INFORMATION SHOWN>
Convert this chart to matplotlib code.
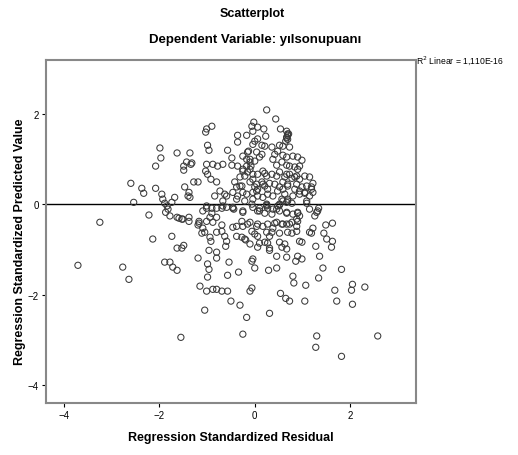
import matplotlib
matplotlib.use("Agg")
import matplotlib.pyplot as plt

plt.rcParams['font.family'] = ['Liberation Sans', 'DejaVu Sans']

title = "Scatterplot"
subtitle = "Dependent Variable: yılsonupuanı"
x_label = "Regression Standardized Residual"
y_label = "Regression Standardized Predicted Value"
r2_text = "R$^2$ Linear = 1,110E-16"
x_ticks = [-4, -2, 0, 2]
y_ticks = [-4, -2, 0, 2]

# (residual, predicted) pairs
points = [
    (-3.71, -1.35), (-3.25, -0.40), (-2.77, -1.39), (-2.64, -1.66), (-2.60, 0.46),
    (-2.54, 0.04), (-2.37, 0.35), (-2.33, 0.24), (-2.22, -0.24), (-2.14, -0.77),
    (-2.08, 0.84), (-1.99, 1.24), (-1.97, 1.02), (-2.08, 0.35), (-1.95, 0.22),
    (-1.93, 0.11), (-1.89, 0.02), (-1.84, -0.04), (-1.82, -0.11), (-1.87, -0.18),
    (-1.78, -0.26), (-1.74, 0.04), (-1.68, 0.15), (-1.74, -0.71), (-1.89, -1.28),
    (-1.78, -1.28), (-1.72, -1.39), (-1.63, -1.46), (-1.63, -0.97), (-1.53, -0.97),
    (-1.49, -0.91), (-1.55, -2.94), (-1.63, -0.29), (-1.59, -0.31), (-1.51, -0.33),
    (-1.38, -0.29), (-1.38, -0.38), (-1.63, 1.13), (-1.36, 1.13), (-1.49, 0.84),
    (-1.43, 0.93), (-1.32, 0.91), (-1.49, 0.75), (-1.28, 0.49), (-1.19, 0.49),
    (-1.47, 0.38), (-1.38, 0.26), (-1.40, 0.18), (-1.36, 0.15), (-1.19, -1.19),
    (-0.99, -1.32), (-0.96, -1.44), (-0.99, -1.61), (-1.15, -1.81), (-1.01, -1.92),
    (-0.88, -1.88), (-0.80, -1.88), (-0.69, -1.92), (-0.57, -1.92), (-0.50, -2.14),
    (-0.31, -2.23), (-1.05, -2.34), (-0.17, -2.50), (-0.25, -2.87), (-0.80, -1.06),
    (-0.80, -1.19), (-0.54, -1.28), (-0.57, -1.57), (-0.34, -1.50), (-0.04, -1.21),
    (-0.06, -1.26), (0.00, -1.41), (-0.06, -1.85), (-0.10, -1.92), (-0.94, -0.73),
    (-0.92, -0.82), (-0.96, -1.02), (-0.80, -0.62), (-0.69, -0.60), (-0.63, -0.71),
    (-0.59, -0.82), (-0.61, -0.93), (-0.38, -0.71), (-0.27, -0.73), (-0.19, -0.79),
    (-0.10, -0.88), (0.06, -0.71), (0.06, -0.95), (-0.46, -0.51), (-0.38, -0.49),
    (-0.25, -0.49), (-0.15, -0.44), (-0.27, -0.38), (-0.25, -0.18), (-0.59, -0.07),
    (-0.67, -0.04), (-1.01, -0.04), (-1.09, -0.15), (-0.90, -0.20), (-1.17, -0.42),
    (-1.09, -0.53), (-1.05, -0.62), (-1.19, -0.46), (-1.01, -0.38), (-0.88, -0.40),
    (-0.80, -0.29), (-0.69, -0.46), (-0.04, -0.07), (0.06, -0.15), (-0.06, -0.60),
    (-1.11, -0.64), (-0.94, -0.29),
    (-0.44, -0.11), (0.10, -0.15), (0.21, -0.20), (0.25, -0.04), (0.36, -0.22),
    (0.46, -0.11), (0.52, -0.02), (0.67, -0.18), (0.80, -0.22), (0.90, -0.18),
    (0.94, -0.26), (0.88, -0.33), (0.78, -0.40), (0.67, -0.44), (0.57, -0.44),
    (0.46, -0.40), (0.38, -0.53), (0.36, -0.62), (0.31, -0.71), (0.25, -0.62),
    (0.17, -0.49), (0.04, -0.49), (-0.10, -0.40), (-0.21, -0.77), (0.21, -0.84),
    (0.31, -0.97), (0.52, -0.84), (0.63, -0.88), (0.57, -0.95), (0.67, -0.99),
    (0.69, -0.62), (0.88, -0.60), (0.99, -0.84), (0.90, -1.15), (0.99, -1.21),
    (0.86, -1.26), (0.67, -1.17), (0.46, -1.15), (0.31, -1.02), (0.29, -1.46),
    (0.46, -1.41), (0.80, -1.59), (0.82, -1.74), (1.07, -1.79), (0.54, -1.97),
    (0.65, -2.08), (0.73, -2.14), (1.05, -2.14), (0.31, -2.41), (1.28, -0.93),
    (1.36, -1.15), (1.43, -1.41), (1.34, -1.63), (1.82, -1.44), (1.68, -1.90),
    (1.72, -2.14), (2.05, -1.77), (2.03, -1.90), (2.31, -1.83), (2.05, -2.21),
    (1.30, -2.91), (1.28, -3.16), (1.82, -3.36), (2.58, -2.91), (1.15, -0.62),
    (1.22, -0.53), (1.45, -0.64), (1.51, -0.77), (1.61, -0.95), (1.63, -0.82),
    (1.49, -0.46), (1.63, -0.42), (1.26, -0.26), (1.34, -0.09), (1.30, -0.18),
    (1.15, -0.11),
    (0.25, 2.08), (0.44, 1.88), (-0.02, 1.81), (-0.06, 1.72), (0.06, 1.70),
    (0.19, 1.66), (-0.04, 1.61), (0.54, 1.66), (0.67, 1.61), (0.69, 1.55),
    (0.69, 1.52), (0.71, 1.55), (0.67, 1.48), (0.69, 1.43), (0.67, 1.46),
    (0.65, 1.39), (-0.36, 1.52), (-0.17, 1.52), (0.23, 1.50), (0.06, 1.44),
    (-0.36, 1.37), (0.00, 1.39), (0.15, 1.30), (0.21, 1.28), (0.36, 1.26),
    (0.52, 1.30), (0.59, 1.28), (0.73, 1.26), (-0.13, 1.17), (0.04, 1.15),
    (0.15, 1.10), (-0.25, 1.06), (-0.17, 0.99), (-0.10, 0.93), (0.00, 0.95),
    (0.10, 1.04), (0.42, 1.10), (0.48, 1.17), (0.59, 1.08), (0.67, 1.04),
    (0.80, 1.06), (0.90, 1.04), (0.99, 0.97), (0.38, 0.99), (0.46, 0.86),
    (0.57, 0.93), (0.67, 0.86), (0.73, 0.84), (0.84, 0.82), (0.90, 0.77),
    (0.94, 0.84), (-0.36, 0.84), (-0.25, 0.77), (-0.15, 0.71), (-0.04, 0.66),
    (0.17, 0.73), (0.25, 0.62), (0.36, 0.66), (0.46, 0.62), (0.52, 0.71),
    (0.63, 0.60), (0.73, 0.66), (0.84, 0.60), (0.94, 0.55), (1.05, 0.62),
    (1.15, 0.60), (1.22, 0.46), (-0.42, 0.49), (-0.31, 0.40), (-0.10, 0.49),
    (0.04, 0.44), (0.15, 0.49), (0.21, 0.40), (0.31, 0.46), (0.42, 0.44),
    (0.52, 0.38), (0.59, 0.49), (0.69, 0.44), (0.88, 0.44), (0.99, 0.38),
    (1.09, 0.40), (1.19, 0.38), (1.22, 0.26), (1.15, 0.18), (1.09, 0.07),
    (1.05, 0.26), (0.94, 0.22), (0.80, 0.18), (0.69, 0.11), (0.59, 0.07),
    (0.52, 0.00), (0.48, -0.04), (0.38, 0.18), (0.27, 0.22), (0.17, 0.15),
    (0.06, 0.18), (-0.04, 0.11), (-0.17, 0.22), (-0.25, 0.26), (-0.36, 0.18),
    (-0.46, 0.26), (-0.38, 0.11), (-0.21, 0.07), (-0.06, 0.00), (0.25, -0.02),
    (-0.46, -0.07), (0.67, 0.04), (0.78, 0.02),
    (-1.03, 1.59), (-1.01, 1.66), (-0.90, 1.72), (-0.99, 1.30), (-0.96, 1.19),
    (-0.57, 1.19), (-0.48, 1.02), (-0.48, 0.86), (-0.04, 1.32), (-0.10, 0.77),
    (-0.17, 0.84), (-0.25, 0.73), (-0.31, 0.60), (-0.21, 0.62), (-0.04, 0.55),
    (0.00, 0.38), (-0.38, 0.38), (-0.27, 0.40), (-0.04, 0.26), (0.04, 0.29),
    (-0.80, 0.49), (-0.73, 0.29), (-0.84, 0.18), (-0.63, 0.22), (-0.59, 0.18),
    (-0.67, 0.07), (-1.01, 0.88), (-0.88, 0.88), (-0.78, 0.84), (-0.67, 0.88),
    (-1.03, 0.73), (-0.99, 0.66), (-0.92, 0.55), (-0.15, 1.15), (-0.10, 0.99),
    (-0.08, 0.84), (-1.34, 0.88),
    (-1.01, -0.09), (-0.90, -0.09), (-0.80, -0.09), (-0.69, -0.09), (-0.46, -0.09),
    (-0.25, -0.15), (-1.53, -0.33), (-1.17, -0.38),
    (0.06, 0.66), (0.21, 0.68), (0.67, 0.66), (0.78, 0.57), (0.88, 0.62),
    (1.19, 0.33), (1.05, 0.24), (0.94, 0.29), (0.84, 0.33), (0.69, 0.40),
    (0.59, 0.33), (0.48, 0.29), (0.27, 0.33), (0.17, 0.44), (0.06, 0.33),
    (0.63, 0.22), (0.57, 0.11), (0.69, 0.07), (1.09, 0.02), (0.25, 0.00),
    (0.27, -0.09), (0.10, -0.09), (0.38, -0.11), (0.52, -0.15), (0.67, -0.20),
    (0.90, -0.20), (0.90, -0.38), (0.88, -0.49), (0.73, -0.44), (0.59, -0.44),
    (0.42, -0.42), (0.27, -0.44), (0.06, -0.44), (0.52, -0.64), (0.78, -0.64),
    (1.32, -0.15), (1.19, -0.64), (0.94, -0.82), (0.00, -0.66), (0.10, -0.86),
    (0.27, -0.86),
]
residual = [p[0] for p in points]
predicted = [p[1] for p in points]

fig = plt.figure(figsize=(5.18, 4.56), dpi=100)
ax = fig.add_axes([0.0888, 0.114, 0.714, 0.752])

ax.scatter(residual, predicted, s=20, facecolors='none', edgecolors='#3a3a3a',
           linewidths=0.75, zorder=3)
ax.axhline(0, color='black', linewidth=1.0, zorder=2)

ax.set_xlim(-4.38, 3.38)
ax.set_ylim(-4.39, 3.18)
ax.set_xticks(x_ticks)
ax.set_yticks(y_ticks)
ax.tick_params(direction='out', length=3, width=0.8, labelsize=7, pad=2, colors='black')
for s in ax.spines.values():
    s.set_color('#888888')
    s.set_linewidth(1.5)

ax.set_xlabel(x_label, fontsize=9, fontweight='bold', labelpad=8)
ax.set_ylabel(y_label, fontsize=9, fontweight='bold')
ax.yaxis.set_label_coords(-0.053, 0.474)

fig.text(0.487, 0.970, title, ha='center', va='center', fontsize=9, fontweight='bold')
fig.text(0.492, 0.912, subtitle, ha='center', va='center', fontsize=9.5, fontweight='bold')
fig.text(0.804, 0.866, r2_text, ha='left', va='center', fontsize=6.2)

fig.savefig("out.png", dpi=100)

DIRECTION>
Reproduce only the lines from the beginning of the data through the line that contains "plt.rcParams['font.family'] = ['Liberation", both included, and please drop the pictures.

THE ANSWER>
Convert this chart to matplotlib code.
import matplotlib
matplotlib.use("Agg")
import matplotlib.pyplot as plt

plt.rcParams['font.family'] = ['Liberation Sans', 'DejaVu Sans']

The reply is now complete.